Philippe Ariès
Éditions du Cerf, 2024, 239 p.
ISBN : 978-2-204-15568-7
Philippe Ariès n'a pas livré tous ses secrets. Voici rassemblés, pour la première fois, les textes fondamentaux et jusqu'alors inédits d'un "historien du dimanche" qui a marqué le siècle de son empreinte.
« La mission de l'historien est d'interroger le passé et d'en dégager un aspect réel, mais correspondant à une mentalité qui appartient aussi au temps de l'historien ». Ainsi, en dépassant l'histoire événementielle sclérosante, peut-on mettre au jour, dans la longue durée, des phénomènes collectifs obscurs, des mouvements secrets, ce qui fait dire à Philippe Ariès que « notre expérience de chaque jour nous confronte avec les effets monumentaux de ces forces jadis passées inaperçues ».
Au-delà d'un panorama brillant, Philippe Ariès réaffirme son combat pour une histoire des mentalités.
C'est en démographe que Philippe Ariès se demande pourquoi l'enfant devient rare au XIXe siècle. Il montre ainsi comment la famille, qui a longtemps eu une fonction économique dans laquelle le travail de l'enfant était vital pour son fonctionnement (que l'on retrouve dans la famille ouvrière du XIXe siècle en Europe et qui perdure dans certains pays en développement), bascule vers la fonction affective qui l'accapare tout entier au nom de la réussite de l'enfant. Comme il l'écrit dans « Le rôle nouveau de la mère et de l'enfant dans la famille moderne » (1969) : « La durée de la scolarisation a accentué toujours plus la dépendance de l'enfant à l'égard de sa famille. Les parents ont découvert qu'il leur incombait d'assurer l'entretien matériel, le dressage moral, et surtout l'avenir de leurs enfants [...]. »
Des auteurs comme le sociologue Ivan Illich, dans son livre manifeste Une société sans école (1971), popularisent la thèse de Philippe Ariès en montrant que l'école, à l'origine du statut de l'enfance, n'a pas toujours eu le monopole de l'enseignement : « On ne saurait conserver plus longtemps cette séparation tranchée entre une société adulte et un milieu scolaire qui tourne la réalité en dérision. »
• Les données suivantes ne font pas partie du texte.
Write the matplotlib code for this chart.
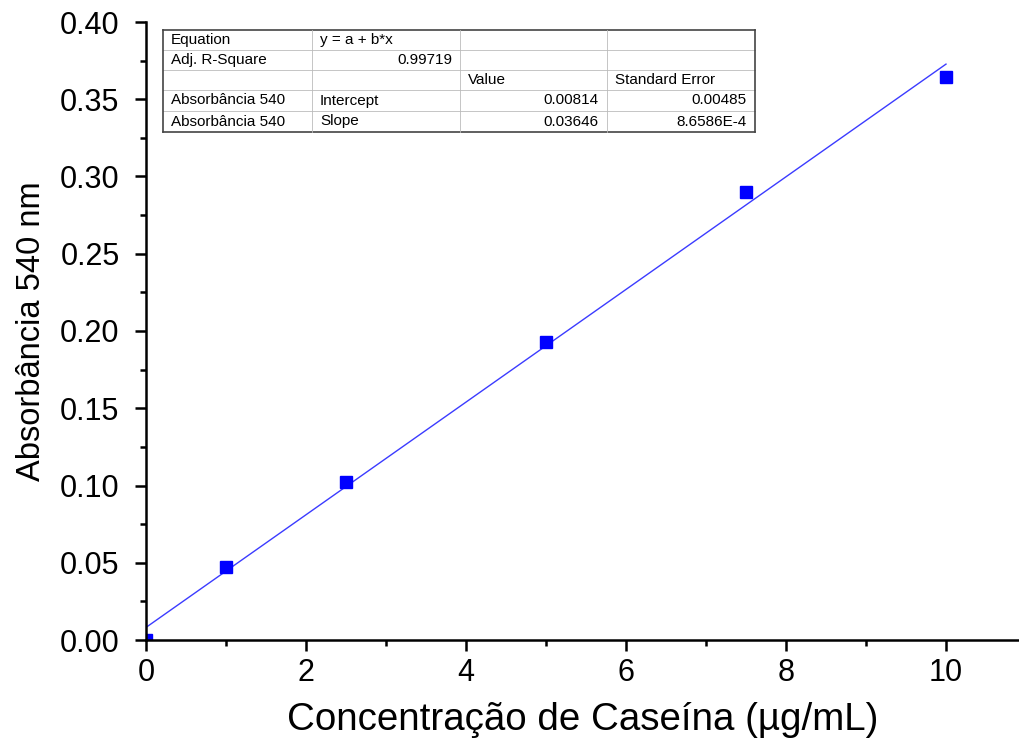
import matplotlib
matplotlib.use("Agg")
import matplotlib.pyplot as plt
from matplotlib.ticker import MultipleLocator, FormatStrFormatter
from matplotlib.lines import Line2D
from matplotlib.patches import Rectangle

# Data
conc = [0, 1, 2.5, 5, 7.5, 10]
absorb = [0.0, 0.0472, 0.1023, 0.1929, 0.290, 0.3644]
intercept = 0.00814
slope = 0.03646
fit_x = [0, 10]

table_rows = [
    ["Equation", "y = a + b*x", "", ""],
    ["Adj. R-Square", "0.99719", "", ""],
    ["", "", "Value", "Standard Error"],
    ["Absorbância 540", "Intercept", "0.00814", "0.00485"],
    ["Absorbância 540", "Slope", "0.03646", "8.6586E-4"],
]
right_aligned = {(1, 1), (3, 2), (3, 3), (4, 2), (4, 3)}

W, H = 1019, 742
fig = plt.figure(figsize=(W / 100, H / 100), dpi=100)
ax = fig.add_axes([146 / W, (H - 640) / H, (W - 146) / W, (640 - 22) / H])

regular = ["Liberation Sans", "DejaVu Sans"]

ax.plot(fit_x, [intercept + slope * x for x in fit_x], color="#3b3bff", lw=1.0, zorder=2)
ax.plot(conc, absorb, ls="none", marker="s", ms=8.5, color="#0000ff", zorder=3)

ax.set_xlim(0, (W - 146) / 80)
ax.set_ylim(0, 0.40)

for s in ["top", "right"]:
    ax.spines[s].set_visible(False)
for s in ["left", "bottom"]:
    ax.spines[s].set_linewidth(1.8)
    ax.spines[s].set_zorder(4)

ax.xaxis.set_major_locator(MultipleLocator(2))
ax.xaxis.set_minor_locator(MultipleLocator(1))
ax.yaxis.set_major_locator(MultipleLocator(0.05))
ax.yaxis.set_minor_locator(MultipleLocator(0.025))
ax.yaxis.set_major_formatter(FormatStrFormatter("%.2f"))

ax.tick_params(which="major", direction="out", length=8, width=1.8)
ax.tick_params(which="minor", direction="out", length=4.5, width=1.8)
ax.tick_params(axis="y", labelsize=22, pad=11)
ax.tick_params(axis="x", labelsize=22, pad=5)
for lab in ax.get_xticklabels() + ax.get_yticklabels():
    lab.set_family(regular)

ax.set_xlabel("Concentração de Caseína (µg/mL)", fontsize=27.7, family=regular, labelpad=10)
ax.set_ylabel("Absorbância 540 nm", fontsize=23.5, family=regular, labelpad=9)

# Results table (figure pixel coordinates)
col_edges = [163, 312, 460, 607, 755]
row_edges = [30, 50, 70, 90, 111, 132]

def fx(px):
    return px / W

def fy(py):
    return (H - py) / H

fig.add_artist(Rectangle((fx(col_edges[0]), fy(row_edges[-1])),
                         fx(col_edges[-1]) - fx(col_edges[0]),
                         fy(row_edges[0]) - fy(row_edges[-1]),
                         transform=fig.transFigure, facecolor="white", edgecolor="none", zorder=0.5))
for i, y in enumerate(row_edges):
    outer = i in (0, len(row_edges) - 1)
    fig.add_artist(Line2D([fx(col_edges[0]), fx(col_edges[-1])], [fy(y), fy(y)],
                          transform=fig.transFigure,
                          color="#444444" if outer else "#bbbbbb", lw=1.2 if outer else 0.6))
for j, x in enumerate(col_edges):
    outer = j in (0, len(col_edges) - 1)
    fig.add_artist(Line2D([fx(x), fx(x)], [fy(row_edges[0]), fy(row_edges[-1])],
                          transform=fig.transFigure,
                          color="#444444" if outer else "#bbbbbb", lw=1.2 if outer else 0.6))

for r, row in enumerate(table_rows):
    yc = fy((row_edges[r] + row_edges[r + 1]) / 2)
    for c, txt in enumerate(row):
        if not txt:
            continue
        if (r, c) in right_aligned:
            fig.text(fx(col_edges[c + 1] - 8), yc, txt, ha="right", va="center",
                     fontsize=11, family=regular)
        else:
            fig.text(fx(col_edges[c] + 8), yc, txt, ha="left", va="center",
                     fontsize=11, family=regular)

fig.savefig("out.png", dpi=100)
Selon Philippe Ariès, la conséquence du refoulement de l'idée de la mort est celle de la relégation de la vieillesse : « L'attitude contemporaine face à la vieillesse est riche d'interprétations. D'abord, le vieillard, c'est quelqu'un qui va mourir : c'est très embêtant ! Ensuite, c'est peut-être qu'il est déjà mort. La société contemporaine fait mourir l'homme d'une mort sociale avant sa mort naturelle : à partir du moment où elle considère qu'il n'a plus de fonction économique, il n'est plus rien ; il est déjà mort. »
Après une introduction de Guillaume Cros montrant l'apport de Philippe Ariès dans l'histoire contemporaine des idées et des mœurs, le livre s'ouvre sur un chapitre « Les inspirations littéraires ».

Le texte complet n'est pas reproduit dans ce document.